Faith & Reason: There should be nothing holy about matrimony
Saturday 30 January 1999
This week church leaders in Birmingham accused a local radio station of reducing a "sacred and momentous decision to a media event". BRMB, an independent radio station, organised a competition called "Two Strangers and a Wedding". It was entered by about 100 men and 100 women who wanted to be married but hadn't got there via dating.
Psychologists and counsellors were brought in to assess which entrants were the most compatible with each other. The winners were rewarded with an all-expenses-paid wedding, a honeymoon in the Bahamas, a posh rent- free flat for a year and a snazzy car. When Carla Germaine and Greg Cordell married on Monday they had never seen each other before.
The clergy were right. It was a media event and BRMB was milking it. The idea of two people marrying before they met is so counter to modern Western culture that the nation was agog. But were the clerics right to say it was sacred?
Marriage has a grubby history which is easier to explain by saying it was designed by man for the benefit of blokes, than that it was created by our maker. In Old Testament times men were entitled to have several wives but women couldn't take their pick of husbands. In the days of the New Testament a man could divorce a woman but a woman couldn't divorce her man. Until relatively recently in the history of marriage, when a woman said "I do", she lost the right to her name, her body, her property and access to the law.
If the Church claims marriage is an "honourable estate instituted by God" then what does that state of affairs say about the God who instituted it? That He was the same jolly fella who thought up slavery? It would be less offensive to free marriage of the burden of sacramental status and recognise it as an evolving institution that changes over time to meet the challenges and demands of the day.
If the Church were prepared to think of marriage in a more ordinary way it would be better equipped to engage in the re-evaluation of marriage necessary for it to flourish in the coming century.
Greg and Carla's wedding was tacky of course, but aren't many weddings a chance to display tack in all its grossness? I don't find a pair of wedding rings inscribed BRMB 96.4FM much more distasteful than videoed vows, soft-focus photography and bridesmaids dressed up like blobs of blancmange. And just because it was a media event for BRMB it doesn't mean it was a publicity stunt for Greg and Carla. It's possible they were only in it for their 15 minutes of fame, but we don't know that. They might have been taking their vows as seriously as people who marry "because they love each other". Time will tell.

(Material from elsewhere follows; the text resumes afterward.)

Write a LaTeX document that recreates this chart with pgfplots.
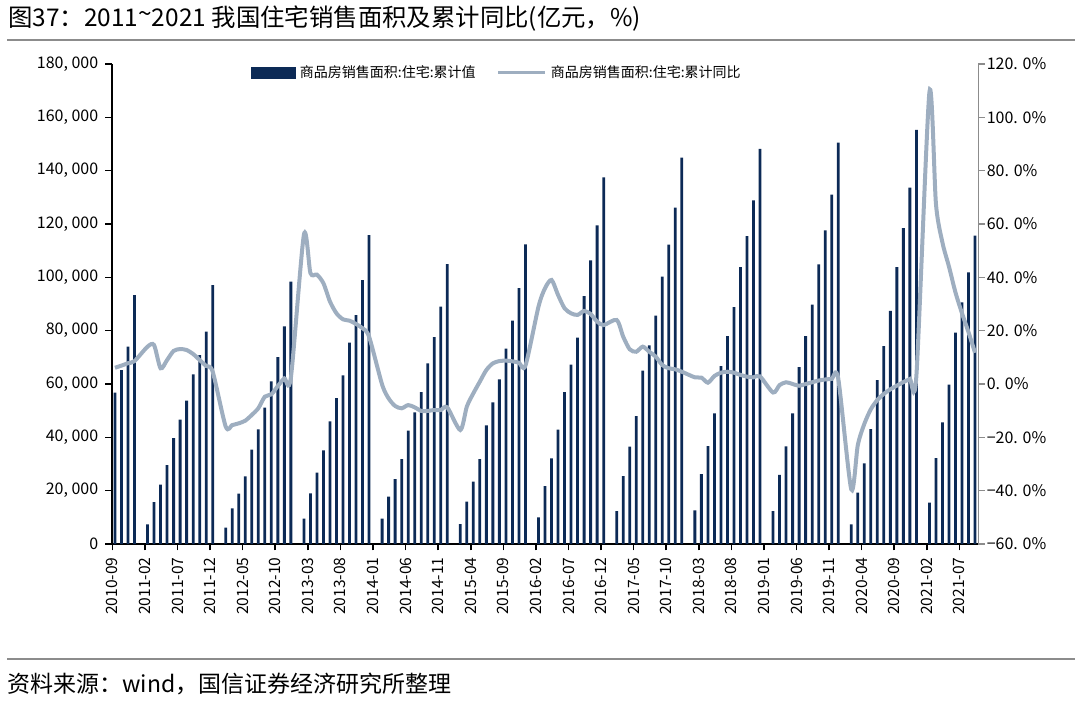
\documentclass[border=0pt]{standalone}
\usepackage{pgfplots}
\pgfplotsset{compat=1.18}
\usepackage{pgfplotstable}
\usepackage{fontspec}
\setmainfont{Noto Sans CJK SC}
\definecolor{barc}{RGB}{12,42,86}
\definecolor{linec}{RGB}{158,174,192}
\definecolor{rulec}{RGB}{140,140,140}

\pgfplotstableread{
idx area yoy
0 56740 6.1
1 65250 6.9
2 74000 7.8
3 93375 8.6
5 7375 14.0
6 15750 14.6
7 22250 5.9
8 29625 9.0
9 39750 12.4
10 46625 13.1
11 53750 12.75
12 63625 11.25
13 70875 9.0
14 79625 6.75
15 97125 4.6
17 6125 -16.0
18 13375 -15.4
19 18875 -14.75
20 25375 -13.75
21 35375 -11.6
22 43000 -9.1
23 51125 -4.75
24 61000 -3.9
25 70125 -0.75
26 81625 2.1
27 98375 2.4
29 9500 56.0
30 19000 41.6
31 26750 41.0
32 35125 37.75
33 46000 30.9
34 54750 26.5
35 63250 24.25
36 75500 23.75
37 85875 22.5
38 99000 20.9
39 115875 17.75
41 9500 -0.2
42 17750 -5.4
43 24375 -8.25
44 31875 -9.1
45 42500 -7.9
46 49375 -8.75
47 57000 -10.1
48 67750 -10.1
49 77600 -9.75
50 89000 -9.75
51 105000 -8.75
53 7500 -17.25
54 15875 -8.5
55 23375 -3.5
56 31875 0.9
57 44500 5.25
58 53125 7.75
59 61750 8.6
60 73250 8.75
61 83750 8.5
62 96000 8.0
63 112375 6.9
65 10000 29.0
66 21750 35.9
67 32125 39.0
68 42875 33.4
69 57000 28.4
70 67250 26.5
71 77375 25.9
72 93000 27.4
73 106375 26.25
74 119500 23.4
75 137500 22.1
77 12375 24.0
78 25500 17.75
79 36500 13.0
80 48000 12.1
81 65000 14.0
82 74500 12.1
83 85625 10.25
84 100250 7.1
85 112250 5.9
86 126125 5.5
87 144875 4.6
89 12625 2.5
90 26250 2.4
91 36750 0.5
92 49000 3.0
93 66750 4.25
94 78000 4.6
95 88875 4.25
96 103800 3.4
97 115500 2.75
98 128900 2.5
99 148200 2.85
101 12300 -3.2
102 25900 -0.4
103 36650 0.65
104 48950 0.0
105 66300 -0.65
106 77950 0.0
107 89750 0.65
108 104900 1.3
109 117600 1.7
110 131050 1.9
111 150500 2.1
113 7400 -39.5
114 19300 -23.0
115 30200 -15.0
116 43100 -9.5
117 61500 -6.0
118 74200 -3.7
119 87400 -2.0
120 103850 -0.6
121 118500 0.7
122 133650 1.9
123 155300 3.2
125 15540 109.5
126 32250 67.5
127 45600 53.0
128 59800 44.0
129 79250 34.3
130 90650 26.5
131 101900 19.4
132 115650 11.7
}\data

\begin{document}
\begin{tikzpicture}
\useasboundingbox (0pt,0pt) rectangle (540pt,351.5pt);
\draw[rulec, line width=1pt] (3.5pt,331.5pt) -- (537.5pt,331.5pt);
\node[anchor=west, font=\fontsize{12.2}{14}\selectfont, inner sep=0pt] at (4pt,342pt) {图37：2011\raisebox{0.35ex}{\textasciitilde}2021 我国住宅销售面积及累计同比(亿元，\%)};
\draw[rulec, line width=1pt] (3.5pt,22pt) -- (537.5pt,22pt);
\node[anchor=west, font=\fontsize{11.5}{13}\selectfont, inner sep=0pt] at (3.5pt,9.5pt) {资料来源：wind，国信证券经济研究所整理};

\begin{axis}[
  at={(55.85pt,79.5pt)}, anchor=south west,
  scale only axis, width=433.3pt, height=240pt,
  xmin=-0.5, xmax=132.5, ymin=0, ymax=180000,
  axis y line*=left, axis x line*=bottom,
  axis line style={black, line width=0.9pt},
  tick align=outside, major tick length=3.2pt,
  tick style={black, line width=0.8pt},
  xtick={-0.4,4.6,9.6,14.6,19.6,24.6,29.6,34.6,39.6,44.6,49.6,54.6,59.6,64.6,69.6,74.6,79.6,84.6,89.6,94.6,99.6,104.6,109.6,114.6,119.6,124.6,129.6},
  xticklabels={2010-09,2011-02,2011-07,2011-12,2012-05,2012-10,2013-03,2013-08,2014-01,2014-06,2014-11,2015-04,2015-09,2016-02,2016-07,2016-12,2017-05,2017-10,2018-03,2018-08,2019-01,2019-06,2019-11,2020-04,2020-09,2021-02,2021-07},
  xticklabel style={rotate=90, anchor=east, font=\fontsize{7.8}{9}\selectfont},
  ytick={0,20000,40000,60000,80000,100000,120000,140000,160000,180000},
  yticklabels={0,{20, 000},{40, 000},{60, 000},{80, 000},{100, 000},{120, 000},{140, 000},{160, 000},{180, 000}},
  yticklabel style={font=\fontsize{8}{9}\selectfont},
  scaled y ticks=false,
]
\addplot[ybar, bar width=1.4pt, bar shift=0pt, fill=barc, draw=none] table[x=idx,y=area]{\data};
\end{axis}

\begin{axis}[
  at={(55.85pt,79.5pt)}, anchor=south west,
  scale only axis, width=433.3pt, height=240pt,
  xmin=-0.5, xmax=132.5, ymin=-60, ymax=120,
  axis y line*=right, axis x line=none,
  axis line style={rulec, line width=0.8pt},
  tick align=outside, major tick length=3.2pt,
  tick style={rulec, line width=0.8pt},
  ytick={-60,-40,-20,0,20,40,60,80,100,120},
  yticklabels={−60. 0\%,−40. 0\%,−20. 0\%,0. 0\%,20. 0\%,40. 0\%,60. 0\%,80. 0\%,100. 0\%,120. 0\%},
  yticklabel style={font=\fontsize{8}{9}\selectfont, anchor=west, xshift=-2.5pt},
  legend columns=2,
  legend style={draw=none, fill=none, at={(0.1535,0.982)}, anchor=west,
    font=\fontsize{7}{9}\selectfont, /tikz/every even column/.append style={column sep=8.5pt}},
]
\addlegendimage{legend image code/.code={\fill[barc] (0pt,-2.75pt) rectangle (22pt,2.75pt);}}
\addlegendentry{商品房销售面积:住宅:累计值}
\addplot[linec, line width=2pt, smooth, tension=0.45, legend image code/.code={\draw[line width=1.6pt] (0pt,0pt) -- (23.5pt,0pt);}] table[x=idx,y=yoy]{\data};
\addlegendentry{商品房销售面积:住宅:累计同比}
\end{axis}
\end{tikzpicture}
\end{document}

The remarkable aspect of the blind-date wedding was the conversations it sparked off in pubs and wine bars throughout Birmingham. BRMB had organised what it called "objective" means to find the most compatible couple - questionnaires, interviews, a group dynamics session, psychometric tests, lie detector tests, interviews with friends and family and horoscope analysis by Russell Grant.
All this got Caucasian Brummies thinking the unthinkable, namely that romance might not be the best basis for marriage after all. Perhaps, you could overhear them saying, there was more to the Asian culture of arranged marriages than they had previously assumed. When Central News conducted a phone-in poll, 54 per cent of its 8,000 callers said Greg and Carla had done the right thing.
The blind-date wedding was not making a mockery or marriage. It was making a mockery of romance. It was challenging the idea that chemistry and the giddy feeling that "you can't live without someone" are what marriage is about. It was saying ya-boo to the myth begun by the troubadours at the start of the millennium - namely that the overwhelming, all-encompassing emotion we call being "in" love is "true" love.
Today it's very useful for Westerners to separate marriage from romance. Too many of us marry because we fall in love, have affairs because we fall in love with someone else and divorce because we don't love each other any more. Perhaps if Prince Charles had been able to explain to his bride and to the nation that his was a dynastic rather than romantic liaison their marriage might have stood a better chance. It was our insatiable desire for romance that got in the way.
As we reach the end of the romantic millennium we need to rethink marriage just as we needed to in centuries before. The Church could use its considerable resources to help to do that and make the new millennium one of pragmatism - and of commitment.